Submitted to: Future Virology
Publication Type: Peer reviewed journal
Publication Acceptance Date: 12/1/2009
Publication Date: 1/1/2010
Publication URL: hdl.handle.net/10113/44511
Citation: Grubman, M.J., Moraes, M.P., Neilan, J., Ettyreddy, D., Butman, B.T., Brough, D.E., Brake, D.A. 2010. Adenovirus serotype 5 vectored foot-and-mouth disease subunit vaccines: the first decade. Future Virology. 5(1):51-64. Interpretive Summary: Foot-and-mouth disease virus (FMDV) is an antigenically variable virus consisting of 7 serotypes and multiple subtypes and causes an economically devastating disease of cloven-hoofed animals. Vaccines produced by chemical inactivation of virus are available, but there are concerns about their safety and about the ability to serologically distinguish vaccinated animals from infected animals. A possible alternative approach to develop safe, effective FMD vaccines is to produce viral subunit vaccines which do not contain infectious FMDV and lack the genetic information for a number of viral nonstructural proteins. Approximately 10 years ago we initiated a project which used a replication-defective human adenovirus to deliver this vaccine (Ad5-FMDV). Thus, production of this vaccine does not require expensive high-containment manufacturing facilities, can be made in the U.S., which currently prohibits work with infectious FMDV on the mainland, and animals inoculated with this marker vaccine can readily be differentiated from infected animals using diagnostic assays employing the viral nonstructural proteins not present in the vaccine.

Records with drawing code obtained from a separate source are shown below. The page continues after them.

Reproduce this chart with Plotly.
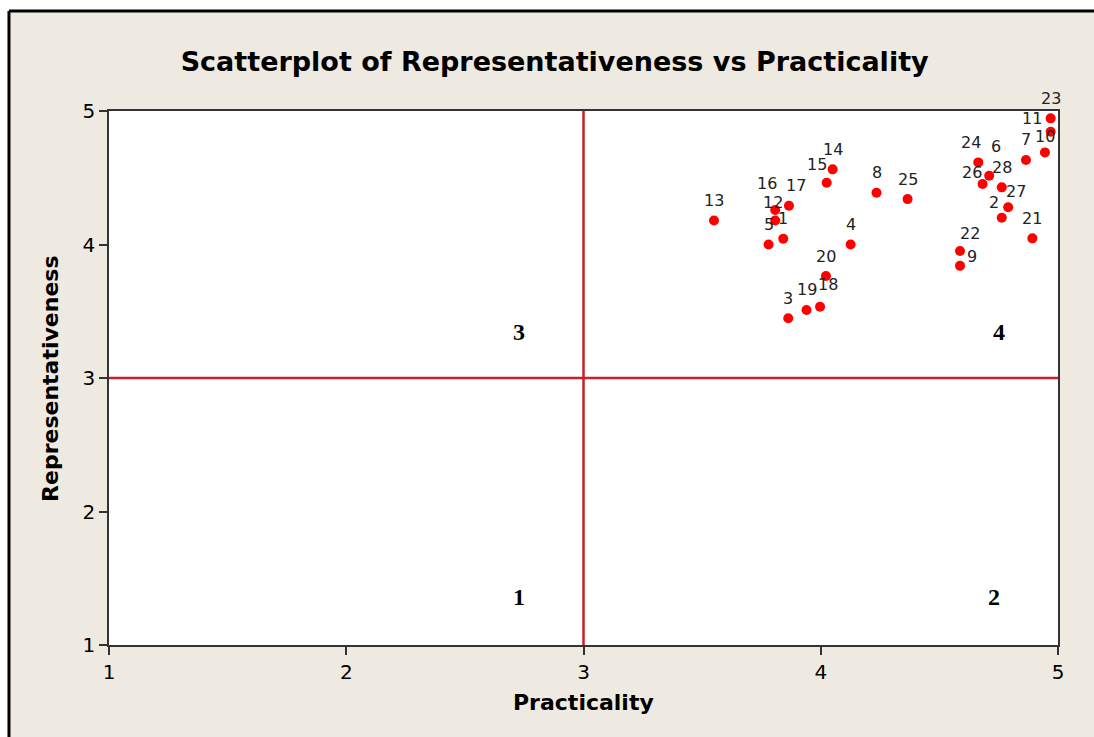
import plotly.graph_objects as go

# ---- data ----
ids = list(range(1, 29))
practicality = [3.842, 4.763, 3.863, 4.126, 3.780, 4.710, 4.865, 4.235, 4.587, 4.945,
                4.969, 3.808, 3.550, 4.050, 4.025, 3.808, 3.866, 3.997, 3.940, 4.022,
                4.892, 4.587, 4.969, 4.664, 4.366, 4.682, 4.790, 4.763]
representativeness = [4.043, 4.200, 3.447, 4.000, 4.000, 4.515, 4.633, 4.388, 3.840, 4.690,
                      4.845, 4.180, 4.180, 4.563, 4.463, 4.258, 4.290, 3.534, 3.510, 3.764,
                      4.046, 3.951, 4.945, 4.615, 4.340, 4.453, 4.279, 4.428]
quadrant_names = ["1", "2", "3", "4"]
quadrant_x = [2.73, 4.73, 2.73, 4.75]
quadrant_y = [1.36, 1.36, 3.345, 3.345]
ticks = [1, 2, 3, 4, 5]

# label offsets in pixels (dx right, dy up); default above the point
DEFAULT_SHIFT = (0, 20)
LABEL_SHIFT = {11: (-19, 13), 9: (12, 9), 6: (7, 29), 18: (8, 22), 2: (-8, 15),
               27: (8, 16), 26: (-11, 12), 24: (-7, 20), 16: (-8, 27), 17: (7, 20),
               15: (-10, 18), 22: (10, 18), 10: (0, 16), 12: (-2, 18)}

BEIGE = "#EEEAE1"
RED_LINE = "#C8202A"
AX = "#333333"

fig = go.Figure()
fig.add_trace(go.Scatter(
    x=practicality, y=representativeness, mode="markers",
    marker=dict(color="#FF0000", size=10, line=dict(width=0)),
    cliponaxis=False, showlegend=False, hoverinfo="x+y"))

annotations = []
for i, xv, yv in zip(ids, practicality, representativeness):
    dx, dy = LABEL_SHIFT.get(i, DEFAULT_SHIFT)
    annotations.append(dict(x=xv, y=yv, xref="x", yref="y", text=str(i), showarrow=False,
                            xshift=dx, yshift=dy,
                            font=dict(family="DejaVu Sans", size=16, color="#222222")))
for t, qx, qy in zip(quadrant_names, quadrant_x, quadrant_y):
    annotations.append(dict(x=qx, y=qy, xref="x", yref="y", text="<b>%s</b>" % t,
                            showarrow=False,
                            font=dict(family="Liberation Serif", size=24, color="#000000")))

# axis titles
annotations.append(dict(x=0.5, y=-0.1086, xref="paper", yref="paper", text="<b>Practicality</b>",
                        showarrow=False, xanchor="center", yanchor="middle",
                        font=dict(family="DejaVu Sans", size=22, color="#000000")))
annotations.append(dict(x=-0.0622, y=0.5, xref="paper", yref="paper",
                        text="<b>Representativeness</b>", textangle=-90,
                        showarrow=False, xanchor="center", yanchor="middle",
                        font=dict(family="DejaVu Sans", size=22, color="#000000")))

shapes = [
    # reference lines
    dict(type="line", xref="x", yref="paper", x0=3, x1=3, y0=0, y1=1,
         line=dict(color=RED_LINE, width=2.5)),
    dict(type="line", xref="paper", yref="y", x0=0, x1=1, y0=3, y1=3,
         line=dict(color=RED_LINE, width=2.5)),
    # white strips outside the frame
    dict(type="rect", xref="paper", yref="paper", x0=-0.13, x1=-0.1054, y0=-0.3, y1=1.4,
         fillcolor="white", line=dict(width=0), layer="below"),
    dict(type="rect", xref="paper", yref="paper", x0=-0.3, x1=1.2, y0=1.1873, y1=1.4,
         fillcolor="white", line=dict(width=0), layer="below"),
    # black frame (left and top edges)
    dict(type="line", xref="paper", yref="paper", x0=-0.1054, x1=-0.1054, y0=-0.3, y1=1.1873,
         line=dict(color="black", width=3)),
    dict(type="line", xref="paper", yref="paper", x0=-0.1054, x1=1.2, y0=1.1873, y1=1.1873,
         line=dict(color="black", width=3)),
]

axis_common = dict(
    range=[1, 5], tickvals=ticks, ticktext=[str(t) for t in ticks],
    showgrid=False, zeroline=False, showline=True, linecolor=AX, linewidth=1.5,
    mirror=True, ticks="outside", ticklen=8, tickwidth=1.5, tickcolor=AX,
    tickfont=dict(family="DejaVu Sans", size=20, color="#000000"),
)

fig.update_layout(
    width=1094, height=737,
    margin=dict(l=109, r=36, t=111, b=92),
    paper_bgcolor=BEIGE, plot_bgcolor="white",
    title=dict(text="<b>Scatterplot of Representativeness vs Practicality</b>",
               x=0.507, xref="container", xanchor="center",
               y=1 - 62 / 737, yref="container", yanchor="middle",
               font=dict(family="DejaVu Sans", size=27, color="#000000")),
    xaxis=dict(**axis_common),
    yaxis=dict(**axis_common),
    annotations=annotations,
    shapes=shapes,
    showlegend=False,
)

fig.write_html("out.html",
               config={"displayModeBar": False},
               post_script="document.body.style.margin='0';document.body.style.overflow='hidden';")
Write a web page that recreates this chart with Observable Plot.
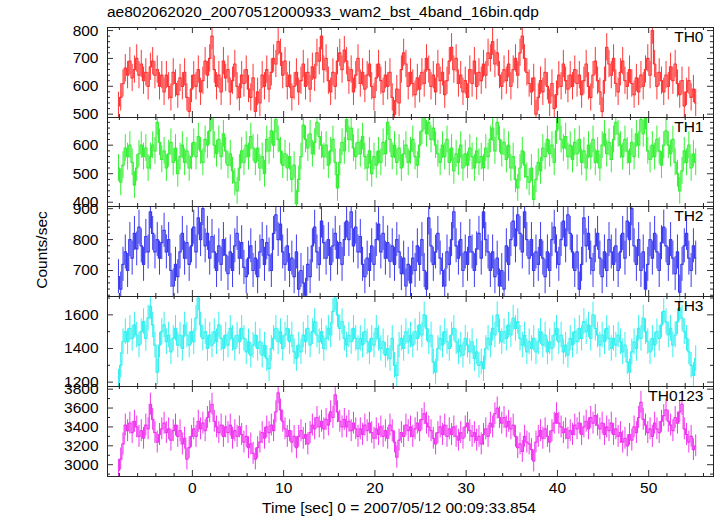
<!DOCTYPE html>
<html><head><meta charset="utf-8">
<script src="https://cdn.jsdelivr.net/npm/d3@7"></script>
<script src="https://cdn.jsdelivr.net/npm/@observablehq/plot@0.6"></script>
<style>
body{margin:0;background:#fff;}
#chart{position:relative;width:717px;height:516px;font-family:"Liberation Sans",Arial,sans-serif;overflow:hidden;}
.t{position:absolute;font-size:15.5px;color:#000;white-space:nowrap;line-height:1;}
svg{overflow:visible;}
</style></head><body>
<div id="chart"></div>
<script>
const titleText = "ae802062020_20070512000933_wam2_bst_4band_16bin.qdp";
const xLabelText = "Time [sec] 0 = 2007/05/12 00:09:33.854";
const yLabelText = "Counts/sec";
const panelNames = ["TH0", "TH1", "TH2", "TH3", "TH0123"];
const panelColors = ["#ff3535", "#35f035", "#3a3af0", "#35f0f0", "#f035f0"];
const binStart = -8.1, binWidth = 0.25;
const errBars = [49, 47, 55, 76, 116];
const xLabelTicks = [0, 10, 20, 30, 40, 50];
const yLabelTicks = [[500, 600, 700, 800], [400, 500, 600], [700, 800, 900], [1200, 1400, 1600], [3000, 3200, 3400, 3600, 3800]];

const th0 = [
530,560,610,665,640,690,630,660,700,640,680,620,650,600,670,690,640,660,600,640,
580,640,600,560,650,610,570,630,600,650,560,510,590,640,600,660,580,620,690,640,
700,780,660,600,640,580,690,630,660,580,620,680,600,560,640,610,660,590,560,630,
510,580,540,640,600,660,590,650,700,680,760,720,640,690,600,640,560,600,650,580,
620,680,600,650,590,670,630,720,690,780,660,700,620,580,650,600,690,720,660,730,
690,620,660,580,640,700,610,650,590,640,680,600,560,630,680,620,580,640,600,650,
560,500,590,540,660,720,680,600,650,610,570,630,590,650,610,700,660,600,640,580,
680,620,650,570,620,690,740,660,700,610,640,580,620,560,660,610,690,600,650,620,
680,640,720,700,760,680,720,640,600,660,620,680,600,660,700,640,720,780,700,650,
610,580,630,500,560,620,580,650,600,540,610,520,570,640,600,680,620,590,640,600,
660,610,640,570,620,680,600,560,640,690,620,580,510,620,740,680,640,700,610,580,
650,690,620,600,660,610,570,630,580,640,600,660,700,640,800,680,600,650,620,580,
640,600,670,620,680,610,570,620,530,580,620,560,590,540];
const th1 = [
520,470,530,590,560,600,540,460,520,570,600,560,590,520,560,600,580,680,610,550,
580,520,570,610,540,590,500,560,600,540,580,520,560,610,560,630,580,540,620,600,
650,700,600,570,620,560,640,580,530,570,510,470,440,520,580,540,600,560,630,590,
540,590,520,560,500,620,580,650,600,690,620,580,530,570,520,560,480,530,395,480,
560,670,620,590,640,570,610,680,630,600,560,600,530,580,620,540,450,540,610,580,
690,620,660,590,560,610,570,630,560,520,580,500,560,530,580,540,610,570,680,620,
560,600,540,590,520,570,600,540,580,620,560,530,600,650,700,640,680,620,660,600,
570,540,600,560,620,540,590,510,570,540,600,520,570,530,590,560,520,580,540,560,
520,590,560,620,660,580,680,620,570,610,550,600,520,560,480,450,520,580,530,490,
470,520,410,480,540,510,590,560,620,570,600,540,650,700,620,590,630,560,600,550,
610,570,620,540,580,520,600,560,620,540,580,520,600,640,570,610,550,620,680,640,
600,560,620,580,540,610,560,640,600,690,640,700,580,550,600,560,620,580,530,600,
650,600,570,620,540,500,440,510,580,540,600,520,570,540];
const th2 = [
680,640,720,760,700,800,740,820,770,840,780,720,810,760,890,820,760,800,740,790,
830,760,800,700,650,720,680,760,820,740,790,720,780,840,760,870,800,900,780,820,
740,810,760,700,780,720,800,750,690,760,700,780,820,740,790,710,680,740,780,700,
740,680,760,800,720,790,750,700,820,880,800,850,760,720,780,700,740,680,760,640,
700,660,620,720,680,780,840,760,720,860,790,740,800,720,780,820,740,790,720,800,
860,800,890,780,840,760,810,720,680,740,700,780,720,800,850,760,820,740,790,730,
780,720,800,760,690,740,650,720,660,740,700,780,720,800,700,640,870,780,720,760,
820,740,700,650,760,720,800,890,780,740,800,700,760,720,810,760,700,770,820,740,
890,800,760,700,760,680,740,650,700,640,780,720,800,860,780,880,820,760,890,800,
740,800,700,760,720,800,740,680,760,700,800,840,760,720,800,860,780,880,820,760,
700,760,640,720,870,780,820,740,700,780,820,740,680,760,700,800,760,720,780,700,
760,820,740,860,800,900,780,720,800,700,760,640,720,800,740,820,760,700,790,840,
780,720,800,740,690,760,630,720,780,820,740,700,780,740];
const th3 = [
1200,1300,1440,1500,1440,1520,1460,1540,1480,1420,1500,1560,1460,1580,1650,1540,1420,1260,1420,1500,
1540,1440,1480,1380,1460,1520,1420,1480,1400,1540,1480,1420,1500,1440,1580,1700,1540,1460,1500,1400,
1480,1420,1500,1440,1540,1460,1400,1480,1420,1520,1460,1400,1480,1440,1520,1460,1380,1440,1360,1420,
1480,1400,1440,1360,1420,1340,1280,1400,1460,1520,1440,1500,1400,1480,1520,1440,1480,1380,1340,1420,
1380,1480,1440,1520,1420,1500,1560,1480,1440,1500,1400,1460,1520,1480,1620,1700,1600,1520,1560,1460,
1420,1480,1440,1520,1460,1400,1460,1420,1500,1440,1380,1460,1420,1520,1460,1400,1440,1360,1400,1340,
1460,1300,1240,1420,1460,1400,1500,1440,1480,1420,1500,1460,1540,1480,1600,1520,1440,1480,1320,1260,
1400,1460,1420,1500,1440,1400,1480,1520,1440,1380,1420,1360,1460,1420,1380,1440,1340,1380,1300,1320,
1280,1400,1460,1420,1520,1480,1600,1500,1440,1500,1460,1540,1480,1580,1520,1560,1460,1420,1480,1380,
1440,1400,1460,1380,1440,1500,1420,1480,1380,1440,1400,1480,1520,1440,1480,1380,1420,1360,1460,1420,
1500,1440,1520,1460,1560,1500,1540,1460,1600,1520,1480,1420,1480,1440,1520,1460,1400,1460,1420,1480,
1440,1380,1420,1320,1260,1380,1440,1400,1520,1460,1580,1500,1440,1380,1460,1420,1500,1460,1540,1620,
1560,1480,1520,1420,1480,1560,1640,1580,1500,1460,1380,1300,1240,1340];
const th0123 = [
2940,3060,3220,3420,3360,3440,3340,3460,3400,3300,3360,3280,3420,3380,3640,3480,3340,3240,3320,3380,
3440,3340,3380,3260,3360,3420,3300,3360,3220,3280,3060,3180,3300,3380,3300,3460,3380,3440,3360,3500,
3560,3640,3460,3400,3340,3420,3300,3400,3340,3420,3280,3360,3300,3400,3320,3240,3300,3180,3220,3120,
3060,3180,3240,3340,3280,3400,3340,3420,3360,3560,3760,3580,3460,3380,3300,3360,3240,3300,3180,3300,
3360,3280,3320,3220,3340,3420,3380,3500,3400,3460,3380,3480,3420,3560,3500,3740,3560,3460,3400,3480,
3400,3460,3360,3440,3380,3300,3380,3320,3420,3360,3440,3340,3280,3380,3320,3400,3300,3360,3280,3420,
3360,3240,3080,3260,3340,3300,3420,3360,3400,3300,3380,3440,3360,3480,3540,3440,3400,3360,3280,3220,
3340,3400,3320,3420,3300,3380,3320,3400,3300,3260,3340,3280,3400,3440,3360,3300,3340,3260,3300,3220,
3320,3380,3300,3440,3400,3540,3600,3500,3440,3500,3400,3460,3380,3420,3300,3180,3220,3140,3300,3240,
3220,3160,3040,3240,3300,3360,3280,3380,3300,3240,3360,3440,3540,3440,3400,3340,3380,3280,3360,3320,
3420,3380,3440,3320,3400,3460,3380,3500,3440,3520,3420,3380,3440,3320,3400,3360,3440,3320,3380,3300,
3340,3240,3280,3200,3320,3260,3400,3340,3500,3660,3480,3420,3340,3380,3300,3440,3380,3340,3460,3520,
3580,3460,3420,3360,3500,3440,3560,3640,3380,3320,3240,3300,3160,3200];

const series = [th0, th1, th2, th3, th0123];

// layout (not data)
const W = 717, ML = 107, MR = 4;
const panelTops = [27, 117, 206, 296, 386, 476];
const xDomain = [-9.3, 57.1];
const yDomains = [[488, 811], [385, 697], [616, 907], [1174, 1709], [2875, 3828]];
const yMinorStep = [20, 20, 20, 100, 100];
const FONT = "'Liberation Sans', Arial, sans-serif";
const FS = 15.5;

const chart = document.getElementById("chart");
function addText(txt, css) {
  const d = document.createElement("div");
  d.className = "t";
  d.textContent = txt;
  Object.assign(d.style, css);
  chart.appendChild(d);
  return d;
}

const xMajor = d3.range(0, 51, 10);
const xMinor = d3.range(-8, 57, 2).filter(v => v % 10 !== 0);
const innerW = W - ML - MR;

series.forEach((vals, k) => {
  const top = panelTops[k];
  const h = panelTops[k + 1] - top;
  const last = k === series.length - 1;
  const mb = last ? 40 : 1;
  const err = errBars[k];
  const rows = vals.map((v, i) => ({t: binStart + i * binWidth, v, lo: v - err, hi: v + err}));
  const [y0, y1] = yDomains[k];
  const step = yMinorStep[k];
  const yMin = d3.range(Math.ceil(y0 / step) * step, y1 + 1e-9, step).filter(v => !yLabelTicks[k].includes(v));
  const col = panelColors[k];
  const marks = [
    Plot.ruleX(rows, {x: "t", y1: "lo", y2: "hi", stroke: col, strokeWidth: 1, clip: true}),
    Plot.line(rows, {x: "t", y: "v", curve: "step", stroke: col, strokeWidth: 1.2, clip: true}),
    Plot.tickX(xMajor, {x: d => d, insetTop: h - 6, stroke: "#333"}),
    Plot.tickX(xMajor, {x: d => d, insetBottom: h - 6, stroke: "#333"}),
    Plot.tickX(xMinor, {x: d => d, insetTop: h - 3, stroke: "#222"}),
    Plot.tickX(xMinor, {x: d => d, insetBottom: h - 3, stroke: "#222"}),
    Plot.tickY(yLabelTicks[k], {y: d => d, insetRight: innerW - 6, stroke: "#333"}),
    Plot.tickY(yLabelTicks[k], {y: d => d, insetLeft: innerW - 6, stroke: "#333"}),
    Plot.tickY(yMin, {y: d => d, insetRight: innerW - 3, stroke: "#222"}),
    Plot.tickY(yMin, {y: d => d, insetLeft: innerW - 3, stroke: "#222"}),
    Plot.frame({stroke: "#222"}),
    Plot.axisY(yLabelTicks[k], {tickSize: 0, tickPadding: 9, label: null, fontSize: FS, tickFormat: d3.format("d")}),
    Plot.text([panelNames[k]], {text: d => d, frameAnchor: "top-right", dx: -10, dy: 3, lineAnchor: "top", fontSize: FS, fill: "#000"})
  ];
  if (last) marks.push(Plot.axisX(xLabelTicks, {tickSize: 0, tickPadding: 5, label: null, fontSize: FS, tickFormat: d3.format("d")}));
  const plot = Plot.plot({
    width: W,
    height: h + 1 + mb,
    marginLeft: ML,
    marginRight: MR,
    marginTop: 1,
    marginBottom: mb,
    x: last ? {domain: xDomain} : {domain: xDomain, axis: null},
    y: {domain: yDomains[k]},
    style: {fontFamily: FONT, fontSize: FS + "px", background: "transparent", color: "#000"},
    marks
  });
  plot.style.position = "absolute";
  plot.style.left = "0px";
  plot.style.top = (top - 1) + "px";
  chart.appendChild(plot);
});

addText(titleText, {left: "107px", top: "4px"});
addText(xLabelText, {left: "399px", top: "500px", transform: "translateX(-50%)"});
addText(yLabelText, {left: "42px", top: "250px", transform: "translate(-50%,-50%) rotate(-90deg)"});
</script>
</body></html>
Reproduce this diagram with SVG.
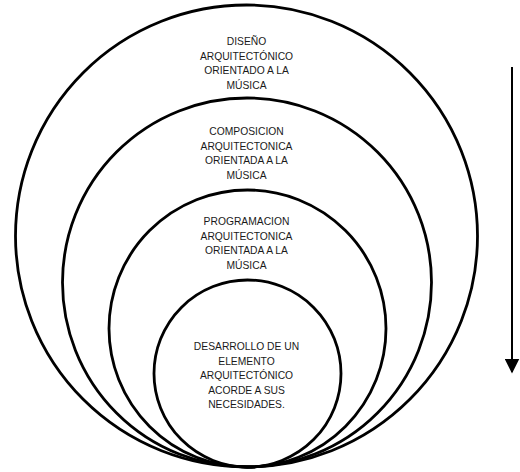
<svg xmlns="http://www.w3.org/2000/svg" width="520" height="472" viewBox="0 0 520 472">
<defs>
<style>
.ring{fill:none;stroke:#000;stroke-width:2.8}
.lbl{font-family:"Liberation Sans",Arial,sans-serif;font-size:10.3px;fill:#1a1a1a;text-anchor:middle}
</style>
<marker id="ah" viewBox="0 0 10 10" refX="9" refY="5" markerWidth="7.5" markerHeight="7.5" orient="auto" markerUnits="strokeWidth">
<path d="M0,0 L10,5 L0,10 Z" fill="#000"/>
</marker>
</defs>
<rect width="520" height="472" fill="#fff"/>
<g id="n1">
<circle class="ring" cx="246.5" cy="236" r="231"/>
<text class="lbl"><tspan x="246.5" y="45">DISEÑO</tspan><tspan x="246.5" y="59.5">ARQUITECTÓNICO</tspan><tspan x="246.5" y="74">ORIENTADO A LA</tspan><tspan x="246.5" y="88.5">MÚSICA</tspan></text>
</g>
<g id="n2">
<circle class="ring" cx="247" cy="282.5" r="184.5"/>
<text class="lbl"><tspan x="246.5" y="135">COMPOSICION</tspan><tspan x="246.5" y="149.5">ARQUITECTONICA</tspan><tspan x="246.5" y="164">ORIENTADA A LA</tspan><tspan x="246.5" y="178.5">MÚSICA</tspan></text>
</g>
<g id="n3">
<circle class="ring" cx="247.5" cy="328.5" r="138.5"/>
<text class="lbl"><tspan x="246.5" y="225">PROGRAMACION</tspan><tspan x="246.5" y="239.5">ARQUITECTONICA</tspan><tspan x="246.5" y="254">ORIENTADA A LA</tspan><tspan x="246.5" y="268.5">MÚSICA</tspan></text>
</g>
<g id="n4">
<circle class="ring" cx="247.5" cy="373.5" r="93.5"/>
<text class="lbl"><tspan x="246.5" y="350">DESARROLLO DE UN</tspan><tspan x="246.5" y="364.5">ELEMENTO</tspan><tspan x="246.5" y="379">ARQUITECTÓNICO</tspan><tspan x="246.5" y="393.5">ACORDE A SUS</tspan><tspan x="246.5" y="408">NECESIDADES.</tspan></text>
</g>
<g id="connectors">
<line x1="512" y1="67" x2="512" y2="372" stroke="#000" stroke-width="2" marker-end="url(#ah)"/>
</g>
</svg>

We have demonstrated that this Ad5-FMD vaccine can protect both swine and bovines after one inoculation. In collaboration with the Department of Homeland Security and the biotechnology company GenVec, Inc. we have expanded these studies in cattle and demonstrated its effectiveness in both direct inoculation challenge studies as well as contact challenge studies. Furthermore, we have developed manufacturing protocols to allow scalable production of these FMD molecular vaccine products, regulatory licensure approval, and inclusion in the U.S. Veterinary Vaccine Stockpile. We have also constructed and initiated cattle efficacy testing of Ad5 vectors containing the capsid coding regions from other FMDV serotypes and subtypes.
Technical Abstract: Here we present the results of the first decade of development of a replication-defective human adenovirus (Ad5) containing the capsid and 3C protease coding regions of foot-and-mouth disease virus (FMDV) as a vaccine candidate. In proof-of concept studies we demonstrated that a single inoculation with this vaccine vector containing the capsid of FMDV A24 Cruzeiro protected both swine and cattle following homologous challenged by direct inoculation one week post-vaccination. We have expanded these studies in cattle with larger numbers of animals and by testing the vaccine in direct contact challenge studies, including the ability to prevent FMDV shed and transmission. Furthermore, we have developed manufacturing protocols to allow scalable production of these FMD molecular vaccine products for USDA licensure approval, and inclusion in the U.S. Veterinary Vaccine Stockpile. We have constructed and initiated cattle efficacy testing of Ad5 vectors containing the capsid coding regions from other FMDV serotypes and subtypes as well as initiated studies to improved FMD molecular vaccine potency.